If you did spend it would just be on items you were planning to buy anyway in the coming months, so the effect is one-off ? More worryingly, what does it say about the sovereign value of money if we begin to give it away like confetti?
While this debate rages, another victim of ultra-low interest rates is emerging — pensions. Because interest rates have collapsed, pension funds are struggling to find assets with risk-free income that can fund their pension plans.
This is a huge issue for traditional businesses and the civil services because defined pensions exist in large scale across these employers in Europe, the US and UK.
Each day that passes we hear about another company or Government who owns up to the fact that their pension deficits have ballooned.
Brexit added to that by inducing further Bank of England rate cuts, which sliced pensions even more.

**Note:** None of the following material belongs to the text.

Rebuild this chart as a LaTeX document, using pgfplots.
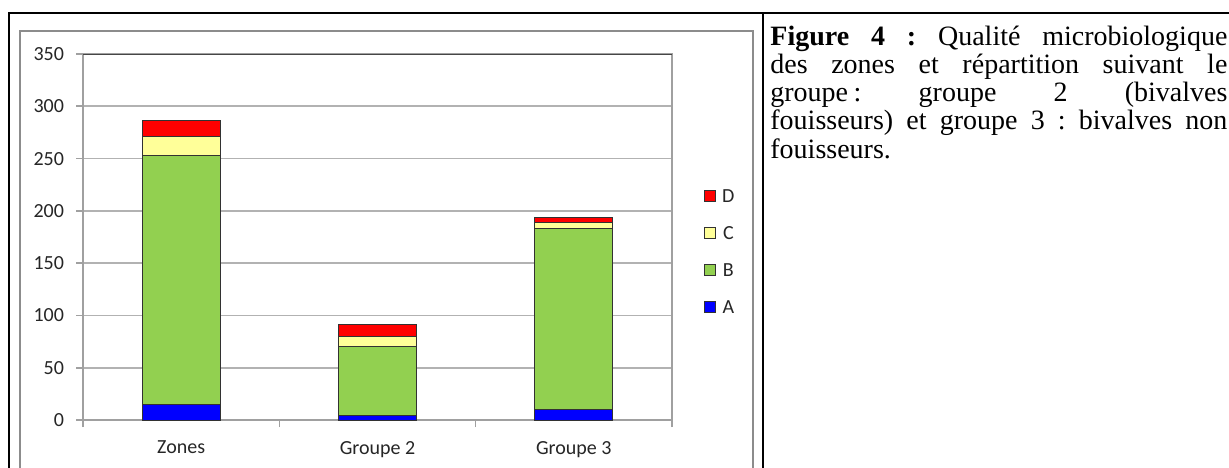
\documentclass[border=0pt]{standalone}
\usepackage{fontspec}
\setmainfont{Liberation Serif}
\newfontfamily\chartfont{Carlito}
\usepackage{pgfplots}
\pgfplotsset{compat=1.18}
\definecolor{cD}{RGB}{255,0,0}
\definecolor{cC}{RGB}{255,255,153}
\definecolor{cB}{RGB}{146,208,80}
\definecolor{cA}{RGB}{0,0,255}
\definecolor{gridc}{RGB}{178,178,178}
\definecolor{axisc}{RGB}{160,160,160}
\definecolor{boxc}{RGB}{140,140,140}
\definecolor{topc}{RGB}{70,70,70}
\definecolor{barline}{RGB}{50,50,50}
\begin{document}
\begin{tikzpicture}
\useasboundingbox (0,0) rectangle (614.5pt,233.5pt);
\fill[white] (0,0) rectangle (614.5pt,233.5pt);
% chart area border
\draw[boxc, line width=1pt] (10pt,-5pt) -- (10pt,218pt) -- (376.5pt,218pt) -- (376.5pt,-5pt);
% outer table frame
\draw[black, line width=1.3pt] (4.5pt,-5pt) -- (4.5pt,227pt) -- (620pt,227pt);
\draw[black, line width=1.3pt] (381.5pt,-5pt) -- (381.5pt,227pt);
\begin{axis}[
  at={(41.5pt,23.5pt)}, anchor=south west,
  scale only axis, width=294.5pt, height=183pt,
  ybar stacked, bar width=39pt,
  xmin=-0.5, xmax=2.5, ymin=0, ymax=350,
  ytick={0,50,...,350},
  xtick={-0.5,0.5,1.5,2.5}, xticklabels={},
  extra x ticks={0,1,2},
  extra x tick labels={Zones,Groupe 2,Groupe 3},
  extra x tick style={major tick length=0pt, grid=none,
    xticklabel style={yshift=-7pt}},
  xtick pos=bottom, ytick pos=left, tick align=outside,
  major tick length=3.5pt,
  axis line style={axisc, line width=0.8pt},
  every tick/.style={axisc, line width=0.8pt},
  ymajorgrids, grid style={gridc, line width=0.8pt},
  /pgf/number format/assume math mode=true,
  ticklabel style={font=\chartfont\fontsize{10pt}{11pt}\selectfont, text=black!85},
  yticklabel style={xshift=-2.5pt},
  legend style={at={(1.054,0.461)}, anchor=west, draw=none, fill=none,
    font=\chartfont\fontsize{10pt}{11pt}\selectfont, text=black!85,
    row sep=12pt, column sep=3pt, inner sep=0pt,
    nodes={inner sep=0pt, text height=6.5pt, text depth=0pt}},
  reverse legend,
]
\addplot[fill=cA, draw=barline, line width=0.5pt,
  legend image code/.code={\draw[fill=cA, draw=barline, line width=0.5pt] (0pt,-2.75pt) rectangle (5.5pt,2.75pt);}]
  coordinates {(0,15) (1,4) (2,10)};
\addplot[fill=cB, draw=barline, line width=0.5pt,
  legend image code/.code={\draw[fill=cB, draw=barline, line width=0.5pt] (0pt,-2.75pt) rectangle (5.5pt,2.75pt);}]
  coordinates {(0,238) (1,66) (2,173)};
\addplot[fill=cC, draw=barline, line width=0.5pt,
  legend image code/.code={\draw[fill=cC, draw=barline, line width=0.5pt] (0pt,-2.75pt) rectangle (5.5pt,2.75pt);}]
  coordinates {(0,18) (1,10) (2,6)};
\addplot[fill=cD, draw=barline, line width=0.5pt,
  legend image code/.code={\draw[fill=cD, draw=barline, line width=0.5pt] (0pt,-2.75pt) rectangle (5.5pt,2.75pt);}]
  coordinates {(0,15) (1,11) (2,5)};
\legend{A,B,C,D}
\draw[topc, line width=0.8pt] (axis cs:-0.5,350) -- (axis cs:2.5,350);
\end{axis}
\node[anchor=base west, inner sep=0pt] at (385pt,211pt) {\parbox[t]{228.5pt}{\fontsize{14pt}{14.15pt}\selectfont\frenchspacing\lineskiplimit=-100pt\setlength{\parindent}{0pt}%
\makebox[\linewidth][s]{\textbf{Figure 4 :} Qualité microbiologique}\par
\makebox[\linewidth][s]{des zones et répartition suivant le}\par
\makebox[\linewidth][s]{groupe\hspace{0.2em}: groupe 2 (bivalves}\par
\makebox[\linewidth][s]{fouisseurs) et groupe 3 : bivalves non}\par
fouisseurs.}};
\end{tikzpicture}
\end{document}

In response, it is now thought the UK pension regulator will demand companies redirect cashflows to helps shore up pensions. In turn, that turns down the flow of money available to invest and expand; a normal process which supports job creation.
Managing savings or assets is a tough challenge in this environment. With so-called risk-free rates — ie Central Bank deposit rates at zero — every other asset classes are being priced relative to that return.
This has stimulated demand for corporate bonds, equities, property and sovereign bonds, as investors have chased any level of nominal annual dividends.
It can be argued that this dynamic has created a form of bubble around some asset classes that will struggle if central banks move interest rates up in coming years.
Diversification is a key element of money management while this continues.
Not only do you have to spread your wealth across classes, including property, bonds, cash, commodities and equities but you also need a currency overlay as no one really has a clue where currencies are going next in a deeply volatile political world.
Owning US dollars, sterling and euros is a minimum basket to consider.
Ignore currency at your peril. If your assets were all in sterling, for example, your pot would be worth in euros 10% less in the past eight weeks without changing a thing. That would be a sour end to your summer.